La ofrenda del presente hecha de flor de
harina, sustancia contenida en "el grano de trigo", suave, untuosa
al tocar, sin asperezas, con una blancura inmaculada, convenía muy bien como
símbolo de la humanidad perfecta de Cristo. En el capítulo 2 del Levítico tenemos
prescriptos los distintos modos de cocinar ese presente de flor de harina que
simboliza los distintos grados de los sufrimientos de Cristo, siempre más
intensos, a los cuales su vida perfecta fue sometida, para culminar en el
Gólgota. Con esa ofrenda del presente, la purificación del leproso es
consumada.
Él puede repasar en su espíritu su vida anterior
fuera del campamento, luego su purificación, su presentación a Jehová; ve
sobre él aquella sangre que borró todos sus pecados; es consciente de su nueva
y maravillosa posición de rey, de sacerdote y de hijo en la cual acaba de ser
introducido por el Espíritu; sus miradas siguieron el humo que subió de
"la ofrenda por el pecado" que lo ha purificado de su "yo"

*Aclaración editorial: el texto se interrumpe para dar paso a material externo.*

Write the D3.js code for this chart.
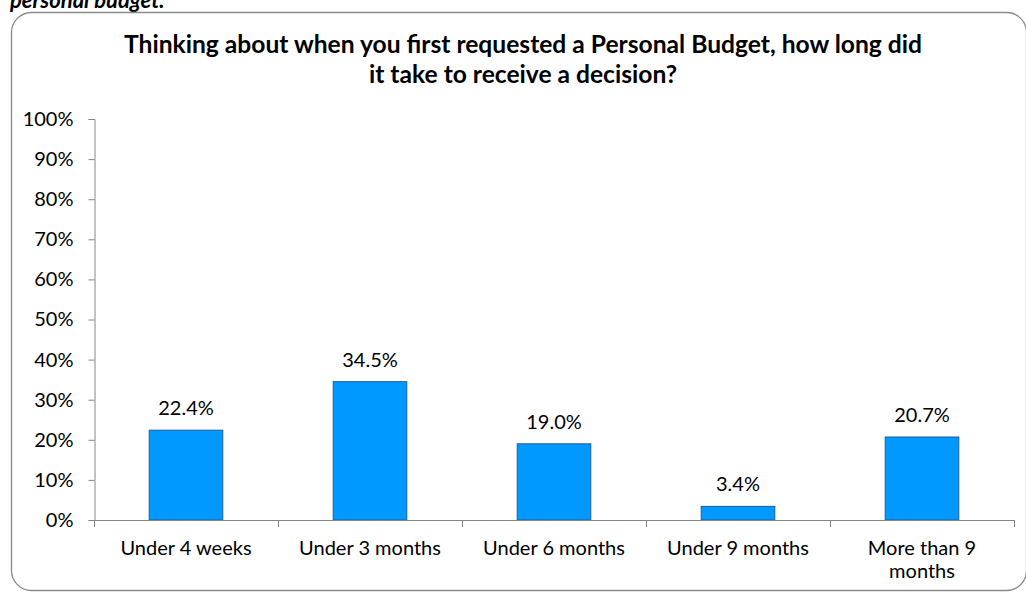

incurable. . . ¡Qué historia la suya! ¡Qué gratitud debe brotar de su corazón!
¿Qué podría ofrecer ahora al que hizo
tanto por él? Su corazón desborda de alabanza, las que acompañan el holocausto
que ahora arde sobre el altar y que proporciona a Dios un anticipo del
"suave olor" que subió de la cruz... Ofrece también "el presente
de flor de harina", esa Vida, la de Cristo, pura y sin tacha, vida tan
diferente de la suya. Así el leproso limpiado no está aquí en la posición de
rey, sacerdote y de hijo solamente, sino en la de adorador también. Allí lo
dejaremos prosternado ante el holocausto cuya fragancia sube hacia Dios, y
podemos oírle exclamar como el salmista enajenado:
"ungiste mi cabeza con aceite, mi copa está rebosando"
Amigo lector creyente, estas experiencias,
este camino no son otra cosa que tus experiencias y tu camino; ¡gracia
infinita! Pueda ella inclinar nuestros corazones hacia un amor más ardiente
para Aquel que todo lo ha hecho a nuestro favor.